Autre conséquence: une profonde transformation de l'idée que les Américains se font de ce qu'est une constitution, de son rôle, de la signification et de la portée des droits pour la protection desquels on s'y réfère.

La constitution "à l'ancienne"

Dans la tradition politique anglo-saxonne du XVIIe siècle, la constitution n'est autre que"cet assemblage de lois, de coutumes, de traditions et d'institutions qui forment la structure générale à partir de laquelle s'organise la distribution des différents pouvoirs d'Etat, ainsi que la protection et la sûreté des droits respectifs des membres de la communauté". C'est en Amérique, aux alentours des années 1760-1770. que se forme le concept moderne d'un document imposant une "limite constitutionnelle" aux pouvoirs et aux actions du Parlement.

La première trace apparente d'une telle mutation apparaît dans les écrits du juge Otis. auteur notamment d'un ouvrage "Rights of the British Colonies". En 1761. il affirme qu'une décision du Parlement qui irait à l'encontre de la constitution serait nulle et non avenue, et que c est le devoir des tribunaux à la Common law que de le faire savoir. Pour cela, il invoque l'autorité d'un arrêt de Coke stipulant qu'" il existe des principes de droits et des principes de justice supérieurs contre lesquels ne peuvent aller aucune loi ni décision du Parlement". Cette affirmation est difficile à concilier avec la pratique politique de l'époque qui donne au Parlement une suprématie décisionnelle absolue. A l'examen, il s'avère qu' Otis a tout simplement mal interprété une phrase sortie de son contexte. L'arrêt de Coke visait les situations de droit où se posent des problèmes d'interprétation créés par des conflits de lois mal harmonisées entre elles. Dans ce cas, expliquait le célèbre juriste britannique, c'est aux tribunaux de "redresser" les décisions parlementaires en tenant compte des grands principes juridiques reconnus. Mais il n'était pas question d'aller plus loin et de reconnaître aux tribunaux un droit de censure sur les décisions du Parlement. C'était quelque chose qui, à l'époque, ne pouvait même pas être conçu.

Mais dès lors qu'on évoque la possibilité d'une telle "censure", s'ensuivent une multitude de questions dérivées.

Il faut définir plus concrètement, et de manière plus précise, cette "constitution" que les décisions des parlementaires ne peuvent pas violer. On est amené à concevoir qu'il existe des principes juridiques et des règles de droit qui seraient plus fondamentales que d autres et qui leur seraient supérieures parce qu'en quelque sorte"antérieures". Mais cela n'a aucun sens dans le cadre du système traditionnel de représentation où le concept de"constitution" est conçu comme une manifestation de l'ensemble de l'ordre juridique et institutionnel hérité des coutumes politiques du pays. Par ailleurs, comme le Parlement fait lui-même partie intégrante de cette "constitution" et qu'il y exerce, du moins en théorie, concurremment avec ses fonctions législatives. une fonction de tribunal suprême, il est difficile d'imaginer que des tribunaux d'un ordre inférieur puissent en annuler les décisions.

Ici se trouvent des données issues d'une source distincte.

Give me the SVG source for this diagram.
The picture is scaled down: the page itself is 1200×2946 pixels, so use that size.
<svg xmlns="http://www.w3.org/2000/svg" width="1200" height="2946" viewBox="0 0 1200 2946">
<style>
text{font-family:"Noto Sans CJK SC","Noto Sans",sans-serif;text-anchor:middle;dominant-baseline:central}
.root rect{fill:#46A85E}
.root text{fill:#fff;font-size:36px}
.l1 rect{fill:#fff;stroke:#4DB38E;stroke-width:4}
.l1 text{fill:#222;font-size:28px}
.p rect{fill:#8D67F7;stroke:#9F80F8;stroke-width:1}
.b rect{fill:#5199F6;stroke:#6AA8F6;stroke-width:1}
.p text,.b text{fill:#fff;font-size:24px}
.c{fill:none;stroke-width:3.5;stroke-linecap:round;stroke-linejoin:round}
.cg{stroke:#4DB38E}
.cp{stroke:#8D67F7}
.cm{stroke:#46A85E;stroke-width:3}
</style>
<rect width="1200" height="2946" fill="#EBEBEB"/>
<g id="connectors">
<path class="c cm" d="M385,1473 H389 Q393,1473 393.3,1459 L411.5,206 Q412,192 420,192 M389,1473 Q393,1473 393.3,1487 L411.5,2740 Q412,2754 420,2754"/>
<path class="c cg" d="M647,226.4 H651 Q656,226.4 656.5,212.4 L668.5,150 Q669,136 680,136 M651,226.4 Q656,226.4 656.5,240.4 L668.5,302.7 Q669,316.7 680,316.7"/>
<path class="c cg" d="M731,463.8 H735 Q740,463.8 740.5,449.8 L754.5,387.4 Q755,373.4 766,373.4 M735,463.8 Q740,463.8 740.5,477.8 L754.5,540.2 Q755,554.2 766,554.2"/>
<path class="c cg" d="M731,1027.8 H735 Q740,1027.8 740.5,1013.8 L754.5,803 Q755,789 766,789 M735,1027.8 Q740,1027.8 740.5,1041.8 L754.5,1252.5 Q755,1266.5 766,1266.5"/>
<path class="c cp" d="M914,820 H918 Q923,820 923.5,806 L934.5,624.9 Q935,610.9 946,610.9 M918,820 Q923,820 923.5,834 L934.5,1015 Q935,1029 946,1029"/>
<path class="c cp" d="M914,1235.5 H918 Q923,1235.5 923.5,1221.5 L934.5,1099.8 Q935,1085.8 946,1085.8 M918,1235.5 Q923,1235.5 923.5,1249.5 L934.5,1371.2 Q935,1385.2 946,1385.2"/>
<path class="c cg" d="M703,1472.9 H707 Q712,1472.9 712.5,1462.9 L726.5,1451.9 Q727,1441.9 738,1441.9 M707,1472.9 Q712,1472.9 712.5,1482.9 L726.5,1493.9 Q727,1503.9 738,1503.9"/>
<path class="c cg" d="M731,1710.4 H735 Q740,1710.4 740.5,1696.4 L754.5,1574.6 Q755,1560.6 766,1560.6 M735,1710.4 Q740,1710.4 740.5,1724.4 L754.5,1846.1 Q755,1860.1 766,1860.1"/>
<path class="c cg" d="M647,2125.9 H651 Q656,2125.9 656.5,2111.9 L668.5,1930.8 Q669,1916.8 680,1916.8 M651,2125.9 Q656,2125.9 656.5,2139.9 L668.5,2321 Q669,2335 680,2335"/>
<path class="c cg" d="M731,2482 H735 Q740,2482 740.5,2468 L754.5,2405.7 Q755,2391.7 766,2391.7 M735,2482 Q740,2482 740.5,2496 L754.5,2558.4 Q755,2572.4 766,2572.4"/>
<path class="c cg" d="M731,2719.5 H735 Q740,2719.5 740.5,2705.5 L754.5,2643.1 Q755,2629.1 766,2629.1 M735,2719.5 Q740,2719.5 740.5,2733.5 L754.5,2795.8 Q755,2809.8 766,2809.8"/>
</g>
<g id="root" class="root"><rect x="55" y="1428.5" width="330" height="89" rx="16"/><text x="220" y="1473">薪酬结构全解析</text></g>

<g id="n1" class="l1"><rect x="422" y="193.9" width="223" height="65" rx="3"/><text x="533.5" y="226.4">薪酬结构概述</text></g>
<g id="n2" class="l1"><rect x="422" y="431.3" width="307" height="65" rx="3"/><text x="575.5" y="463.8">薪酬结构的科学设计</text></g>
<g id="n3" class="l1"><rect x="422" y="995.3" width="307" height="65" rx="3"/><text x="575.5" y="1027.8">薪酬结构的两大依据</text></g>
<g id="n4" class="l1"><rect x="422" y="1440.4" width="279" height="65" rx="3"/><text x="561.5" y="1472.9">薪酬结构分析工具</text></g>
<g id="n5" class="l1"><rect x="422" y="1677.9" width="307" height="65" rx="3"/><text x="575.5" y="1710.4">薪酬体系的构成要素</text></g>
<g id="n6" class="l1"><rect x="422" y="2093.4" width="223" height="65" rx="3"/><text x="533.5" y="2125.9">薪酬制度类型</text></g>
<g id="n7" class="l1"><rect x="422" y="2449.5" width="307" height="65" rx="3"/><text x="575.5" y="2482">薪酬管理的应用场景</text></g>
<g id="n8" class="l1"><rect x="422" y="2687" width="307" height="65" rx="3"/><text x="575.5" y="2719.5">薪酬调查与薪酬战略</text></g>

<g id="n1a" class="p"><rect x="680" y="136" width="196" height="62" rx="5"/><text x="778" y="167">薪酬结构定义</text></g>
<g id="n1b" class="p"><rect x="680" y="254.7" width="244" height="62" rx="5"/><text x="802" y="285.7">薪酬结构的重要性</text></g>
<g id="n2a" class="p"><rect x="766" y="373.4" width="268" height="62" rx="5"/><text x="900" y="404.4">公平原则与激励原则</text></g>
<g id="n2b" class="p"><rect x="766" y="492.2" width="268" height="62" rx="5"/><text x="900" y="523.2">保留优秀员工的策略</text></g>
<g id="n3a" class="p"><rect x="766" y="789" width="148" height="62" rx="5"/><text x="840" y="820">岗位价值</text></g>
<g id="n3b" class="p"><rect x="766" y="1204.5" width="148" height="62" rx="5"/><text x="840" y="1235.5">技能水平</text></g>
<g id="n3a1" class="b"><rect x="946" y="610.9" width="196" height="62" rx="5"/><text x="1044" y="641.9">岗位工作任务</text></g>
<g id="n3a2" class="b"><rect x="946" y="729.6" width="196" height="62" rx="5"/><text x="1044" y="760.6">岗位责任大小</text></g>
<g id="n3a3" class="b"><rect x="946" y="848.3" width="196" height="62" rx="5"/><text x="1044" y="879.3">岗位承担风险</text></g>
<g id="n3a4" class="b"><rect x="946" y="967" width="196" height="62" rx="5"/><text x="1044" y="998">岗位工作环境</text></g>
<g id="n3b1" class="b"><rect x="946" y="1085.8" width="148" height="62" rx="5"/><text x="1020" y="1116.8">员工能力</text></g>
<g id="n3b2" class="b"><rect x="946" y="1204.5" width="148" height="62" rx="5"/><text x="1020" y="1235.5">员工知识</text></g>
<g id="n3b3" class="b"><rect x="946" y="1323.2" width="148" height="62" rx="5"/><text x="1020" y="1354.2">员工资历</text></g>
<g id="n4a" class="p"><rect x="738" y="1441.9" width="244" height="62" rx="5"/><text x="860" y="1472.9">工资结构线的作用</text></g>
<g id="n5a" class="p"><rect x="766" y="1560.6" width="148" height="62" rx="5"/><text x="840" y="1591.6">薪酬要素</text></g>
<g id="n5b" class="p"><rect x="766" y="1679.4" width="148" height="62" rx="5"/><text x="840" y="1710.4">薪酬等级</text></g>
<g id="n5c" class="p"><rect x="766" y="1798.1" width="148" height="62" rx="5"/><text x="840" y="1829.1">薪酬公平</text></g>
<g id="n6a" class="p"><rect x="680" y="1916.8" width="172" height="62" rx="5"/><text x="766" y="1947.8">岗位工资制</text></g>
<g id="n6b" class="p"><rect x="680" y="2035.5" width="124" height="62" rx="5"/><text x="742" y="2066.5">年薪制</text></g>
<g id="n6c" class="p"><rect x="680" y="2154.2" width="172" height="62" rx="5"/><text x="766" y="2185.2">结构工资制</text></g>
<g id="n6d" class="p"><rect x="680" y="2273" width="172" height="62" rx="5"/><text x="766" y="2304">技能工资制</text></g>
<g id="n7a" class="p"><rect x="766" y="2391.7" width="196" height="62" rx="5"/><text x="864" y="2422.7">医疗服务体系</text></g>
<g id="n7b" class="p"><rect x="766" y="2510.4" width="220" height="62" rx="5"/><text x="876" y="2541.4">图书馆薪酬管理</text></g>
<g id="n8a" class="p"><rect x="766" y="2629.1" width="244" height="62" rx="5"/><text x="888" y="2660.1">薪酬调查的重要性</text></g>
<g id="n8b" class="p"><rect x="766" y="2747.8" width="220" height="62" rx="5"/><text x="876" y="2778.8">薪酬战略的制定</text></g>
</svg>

Otis s'en sort par une série de contorsions. Seul le pouvoir législatif, reconnaît-il, a le pouvoir d'"annuler" des décisions qui seraient en contradiction avec l'ensemble de lois, de principes et d'institutions qui forment la constitution du pays. Mais, ajoute-t-il, c'est le rôle des tribunaux que de formuler leurs décisions de manière à éveiller l'attention du Parlement sur les lois qu'il lui conviendrait, en toute raison et justice, d'abroger en raison de leur non-conformité au système de droit du pays.

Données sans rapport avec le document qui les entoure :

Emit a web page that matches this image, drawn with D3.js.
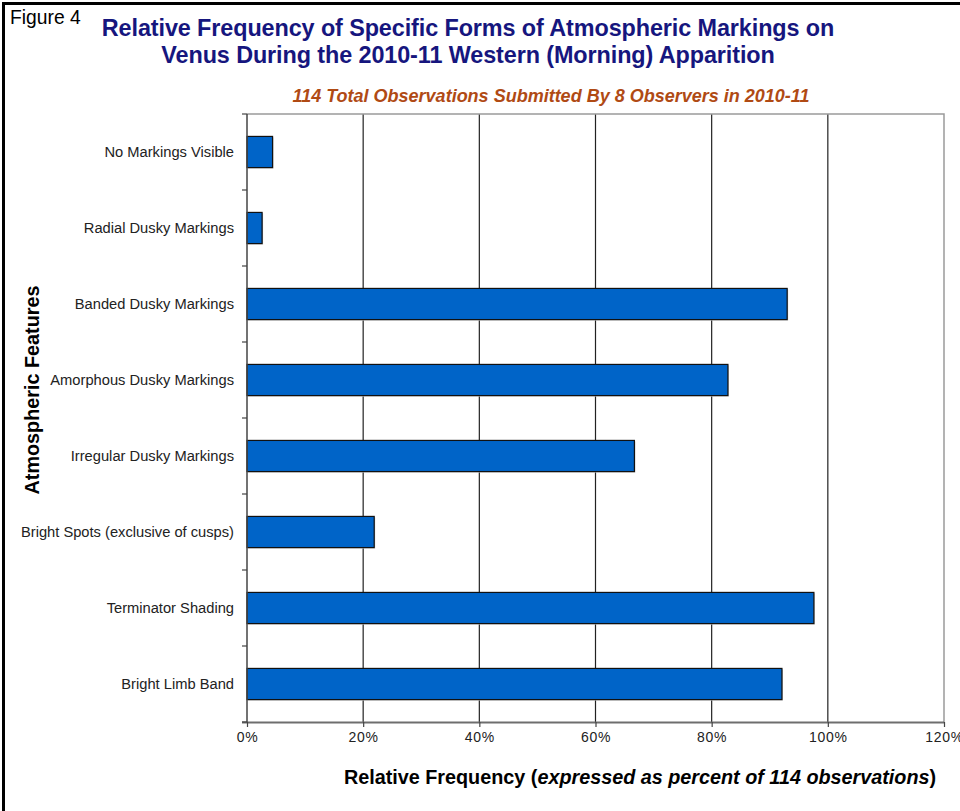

L'essentiel est sauf. Mais, en se livrant à une telle gymnastique, Otis a lancé un débat qui en quelques années débouche sur des solutions politiques que personne n'aurait pu prévoir. L'idée que le Parlement peut se tromper, mais que, s'il se trompe, il saura nécessairement se corriger, est belle, mais elle correspond déjà à un anachronisme sérieusement dépassé. Dans les faits, sinon en théorie, le Parlement anglais a perdu toutes les vertus d'une autorité judiciaire suprême, cependant que ses fonctions politiques s'hypertrophiaient au fur et à mesure qu'il se transformait en une sorte d'autocrate collectif. D'où l'accusation qui est lancée par l'opinion la plus"radicale" des colonies de s'aplatir devant l'absolutisme et l'arbitraire.

La nouvelle conception américaine de la constitution

En 1768, Samuel Adams écrit à la Chambre des représentants du Massachusetts que"la constitution ne peut qu'être un document fixe, dont toute institution politique - qu'il s'agisse du pouvoir législatif suprême aussi bien que de l'exécutif - tire obligatoirement son autorité". A la même époque, William Hicks de Philadelphie fait remarquer qu'il voit mal comment on pourrait s'autoriser d'aucun principe pour limiter le pouvoir de décision de l'Etat. Si, simultanément, on continue à considérer que les lois et décisions législatives font partie de la constitution pour la simple raison qu'elles ont été promulguées par l'Etat, il n'y a, explique-t-il, rien de sacro-saint dans les formes de gouvernement que nous avons héritées du passé ; il s'agit de simples pratiques contingentes dont les défauts et insuffisances sont, le cas échéant, à corriger par comparaison avec un modèle idéal.

Le mot essentiel est lâché. Pour la première fois, l'opinion se met à faire une nette différence entre les concepts de constitution et d'Etat: "C'est, écrit Zubly en 1769, le Parlement qui tire ses pouvoirs de la constitution, et non l'inverse". "La constitution, continue-t-il, est un document permanent et définitif que le Parlement ne peut pas plus changer qu'il ne peut faire de lois entrant en conflit avec elle ou portant atteintes aux privilèges et libertés des sujets britanniques. Le pouvoir du Parlement, et celui de chacune de ses branches, s'arrête aux limites qui lui sont assignées par la constitution."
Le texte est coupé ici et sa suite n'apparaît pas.